A hushed frenetic conversation about Little Women ensued between us in quiet whispers so as not to wake Captain Exacto Ninja Star Master of the Transformers’ Deathstar of Doom. I was enthralled to have a connection. And it was a book! It was like there was this panoramic camera hovering over our heads, rising straight up into the atmosphere. We were there, huddled together in our frenzy of favorite characters. In one moment, I could see every blemish and flaw with amazing high-definition clarity. In the next I was looking into the concave lens with myopic dysfunction. And in the next, I couldn’t focus at all. The camera kept rising: there was the street, and then the other houses, and then our sleepy little town. And the higher it went, the more generic things got. Blurrier. Prettier.
I always look prettier in low resolution.
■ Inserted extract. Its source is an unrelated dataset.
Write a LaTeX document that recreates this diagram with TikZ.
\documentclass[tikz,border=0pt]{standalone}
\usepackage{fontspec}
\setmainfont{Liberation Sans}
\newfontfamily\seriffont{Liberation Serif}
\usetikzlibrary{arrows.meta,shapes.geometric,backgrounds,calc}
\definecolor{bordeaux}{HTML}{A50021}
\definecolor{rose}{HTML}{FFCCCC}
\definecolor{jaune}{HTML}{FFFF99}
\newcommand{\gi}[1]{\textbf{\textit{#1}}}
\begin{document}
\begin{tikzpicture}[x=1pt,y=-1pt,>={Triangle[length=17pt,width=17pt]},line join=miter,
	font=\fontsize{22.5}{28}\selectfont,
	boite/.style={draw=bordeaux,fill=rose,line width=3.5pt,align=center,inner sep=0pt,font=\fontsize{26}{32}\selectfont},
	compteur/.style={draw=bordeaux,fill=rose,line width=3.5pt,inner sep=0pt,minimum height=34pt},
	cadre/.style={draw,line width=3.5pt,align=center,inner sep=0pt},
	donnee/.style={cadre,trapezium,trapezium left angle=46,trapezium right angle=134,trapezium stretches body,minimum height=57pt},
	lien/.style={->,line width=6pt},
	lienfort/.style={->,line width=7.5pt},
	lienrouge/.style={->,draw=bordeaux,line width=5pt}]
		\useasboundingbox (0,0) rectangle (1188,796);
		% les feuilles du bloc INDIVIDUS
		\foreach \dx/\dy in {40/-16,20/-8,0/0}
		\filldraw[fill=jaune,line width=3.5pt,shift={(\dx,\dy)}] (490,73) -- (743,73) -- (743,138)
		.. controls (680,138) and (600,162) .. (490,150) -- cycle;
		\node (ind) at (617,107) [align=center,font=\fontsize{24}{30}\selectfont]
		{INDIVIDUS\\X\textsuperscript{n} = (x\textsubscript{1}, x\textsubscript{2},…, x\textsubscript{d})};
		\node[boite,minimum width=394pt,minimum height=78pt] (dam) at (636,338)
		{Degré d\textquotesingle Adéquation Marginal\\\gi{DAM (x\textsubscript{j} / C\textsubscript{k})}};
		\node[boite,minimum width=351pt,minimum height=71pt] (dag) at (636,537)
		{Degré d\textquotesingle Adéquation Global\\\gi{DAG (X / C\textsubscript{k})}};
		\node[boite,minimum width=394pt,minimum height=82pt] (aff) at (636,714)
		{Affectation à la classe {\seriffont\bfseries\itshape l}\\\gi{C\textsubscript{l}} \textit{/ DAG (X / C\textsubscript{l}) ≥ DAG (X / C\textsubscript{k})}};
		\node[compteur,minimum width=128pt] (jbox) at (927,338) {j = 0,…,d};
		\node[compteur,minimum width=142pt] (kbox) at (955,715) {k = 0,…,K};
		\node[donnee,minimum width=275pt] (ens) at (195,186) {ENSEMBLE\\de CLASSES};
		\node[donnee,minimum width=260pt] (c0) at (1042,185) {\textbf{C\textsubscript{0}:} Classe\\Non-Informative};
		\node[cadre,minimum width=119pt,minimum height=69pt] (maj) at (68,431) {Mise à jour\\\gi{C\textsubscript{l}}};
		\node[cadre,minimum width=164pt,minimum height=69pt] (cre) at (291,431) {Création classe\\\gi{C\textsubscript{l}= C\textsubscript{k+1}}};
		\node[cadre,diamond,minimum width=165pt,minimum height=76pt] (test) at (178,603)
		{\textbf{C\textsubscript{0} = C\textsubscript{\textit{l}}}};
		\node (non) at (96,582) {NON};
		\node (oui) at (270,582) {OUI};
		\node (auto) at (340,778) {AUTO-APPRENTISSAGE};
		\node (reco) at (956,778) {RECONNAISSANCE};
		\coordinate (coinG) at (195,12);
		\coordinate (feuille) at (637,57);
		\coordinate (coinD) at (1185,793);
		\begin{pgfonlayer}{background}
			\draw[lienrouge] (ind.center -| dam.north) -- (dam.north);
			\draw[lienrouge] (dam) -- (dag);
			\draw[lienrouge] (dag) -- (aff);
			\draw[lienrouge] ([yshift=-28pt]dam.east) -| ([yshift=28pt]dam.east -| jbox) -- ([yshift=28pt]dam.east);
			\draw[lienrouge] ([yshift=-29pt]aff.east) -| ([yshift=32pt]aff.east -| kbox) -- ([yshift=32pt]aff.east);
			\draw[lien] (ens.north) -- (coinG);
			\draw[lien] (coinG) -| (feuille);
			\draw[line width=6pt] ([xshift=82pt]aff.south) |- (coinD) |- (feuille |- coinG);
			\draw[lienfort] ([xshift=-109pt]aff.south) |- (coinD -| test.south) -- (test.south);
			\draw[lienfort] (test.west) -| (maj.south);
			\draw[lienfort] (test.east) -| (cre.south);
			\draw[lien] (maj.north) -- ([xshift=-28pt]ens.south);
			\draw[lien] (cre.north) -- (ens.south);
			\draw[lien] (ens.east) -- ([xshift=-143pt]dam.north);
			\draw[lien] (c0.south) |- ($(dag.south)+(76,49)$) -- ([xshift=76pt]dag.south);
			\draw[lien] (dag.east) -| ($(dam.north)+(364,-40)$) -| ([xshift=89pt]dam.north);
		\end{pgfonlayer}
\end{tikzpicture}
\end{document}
And then, as the camera was rising up high into the sky, she spoke. “And I was thinking” she said, “that for my presentation,” she said, “I could use the guinea pigs as the Little Women and reenact a scene from the book and we could buy them little mini outfits on eBay and Buddy could be Beth!”
Guineas. In clothes. And she was deadly serious.
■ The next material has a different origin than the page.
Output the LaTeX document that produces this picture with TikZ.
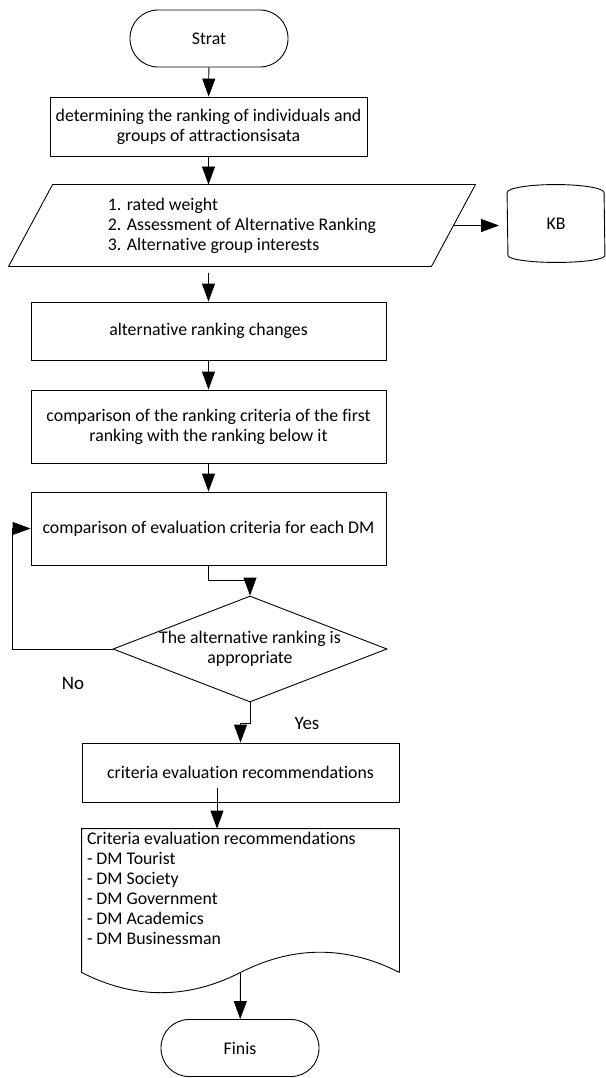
\documentclass[tikz,border=0pt]{standalone}
\usepackage{fontspec}
\setmainfont[Ligatures=CommonOff]{Carlito}
\usetikzlibrary{calc}
\usetikzlibrary{arrows.meta,shapes.geometric}
\tikzset{
	terminal/.style={draw, rounded corners=28pt, minimum width=158pt, minimum height=57pt},
	process/.style={draw, minimum height=58pt, align=center},
	inputbox/.style={minimum width=422pt, minimum height=81pt, align=left},
	storebox/.style={minimum width=97pt, minimum height=62pt},
	docbox/.style={minimum width=317pt, minimum height=143pt},
	decision/.style={draw, diamond, aspect=2.6, inner sep=0pt, minimum width=274pt, minimum height=106pt, align=center},
	answer/.style={font=\fontsize{19}{22}\selectfont},
	flow/.style={-{Triangle[length=18pt,width=13pt]}}
}

\begin{document}
\begin{tikzpicture}[x=1pt, y=-1pt, line width=0.9pt, every node/.style={font=\fontsize{17.8}{20}\selectfont}]
	\useasboundingbox (0,0) rectangle (605,1078);
	\node[terminal] (start) at (209,38.5) {Strat};
	\node[process, minimum width=317pt, minimum height=59pt] (rank) at (208.5,126.5) {determining the ranking of individuals and\\groups of attractionsisata};
	\node[inputbox] (input) at (242,225.5) {1. rated weight\\2. Assessment of Alternative Ranking\\3. Alternative group interests};
	\draw ([xshift=22pt]input.north west) -- ([xshift=22pt]input.north east) -- ([xshift=-22pt]input.south east) -- ([xshift=-22pt]input.south west) -- cycle;
	\node[storebox] (kb) at (556,224) {KB};
	\draw (kb.north west) arc[start angle=180, end angle=0, x radius=48.5pt, y radius=8pt] -- (kb.south east) arc[start angle=0, end angle=-180, x radius=48.5pt, y radius=7pt] -- cycle;
	\node[process, minimum width=355pt] (change) at (208.5,331) {alternative ranking changes};
	\node[process, minimum width=355pt, minimum height=73pt] (compare) at (208.5,426.5) {comparison of the ranking criteria of the first\\ranking with the ranking below it};
	\node[process, minimum width=355pt, minimum height=73pt] (evaluate) at (208.5,528.5) {comparison of evaluation criteria for each DM};
	\node[decision] (check) at (250,649) {The alternative ranking is\\appropriate};
	\node[process, minimum width=317pt, minimum height=59pt] (recommend) at (240.5,772.5) {criteria evaluation recommendations};
	\node[docbox] (doc) at (240.5,900.5) {};
	\draw (doc.south east) -- (doc.north east) -- (doc.north west) -- (doc.south west) .. controls +(53,27) and +(-53,27) .. (doc.south) .. controls +(53,-27) and +(-53,-27) .. (doc.south east);
	\node[anchor=north west, inner sep=0pt, align=left] (doclist) at ([xshift=5pt,yshift=-3pt]doc.north west) {Criteria evaluation recommendations\\- DM Tourist\\- DM Society\\- DM Government\\- DM Academics\\- DM Businessman};
	\node[terminal] (finish) at (240,1048) {Finis};
	\node[answer] (no) at (73,683) {No};
	\node[answer] (yes) at (307,723) {Yes};
	\coordinate (back) at (12,649);

	\draw[flow] (start) -- (rank);
	\draw[flow] (rank.south) -- (rank.south |- input.north);
	\draw[flow, shorten <=7pt] (rank.south |- input.south) -- (change.north);
	\draw[flow, shorten >=8pt] (input.east) -- (input.east -| kb.west);
	\draw[flow] (change) -- (compare);
	\draw[flow] (compare) -- (evaluate);
	\draw[flow] (evaluate.south) -- ++(0,15) -| (check.north);
	\draw[flow] (check.west) -- (back) |- (evaluate.west);
	\draw[flow] (check.south) -- ++(0,21) -| (recommend.north);
	\draw[flow] ([xshift=-23.5pt,yshift=-15.5pt]recommend.center) -- ([xshift=-23.5pt]doc.north);
	\draw[flow] (doc.south) -- (finish);
\end{tikzpicture}
\end{document}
This was going to be what saved me. This was going to be that moment where I toggled over from thinking I wanted to die of loneliness to wanting to die of embarrassment from the snot slinging right out of my left nostril. Wait. This was going to be what saved me? The guinea pigs? The guinea pigs that tortured me the day Husband left? The brilliant (stupid) idea that Husband had to provide an endless array of distraction for our children upon his departure was now the thing distracting me?
Husband was brilliant. Latent, but brilliant. Again.
The camera hovered very high up there in the sky that night as we relished those last few moments before bed, laughing and snuggling and discussing the merits and design flaws of miniature turn-of-the-century guinea pig bonnets. I reiterated that any “sewing” on my part would be accomplished solely via glue gun. And then, as always, I said something out loud that made me stop.
“It’s all going to be very, very small, isn’t it?”
And in that moment I realized the gravity of my statement. Because someday it will all seem so very small. Very small indeed. Ahem. Just like my thighs. Were.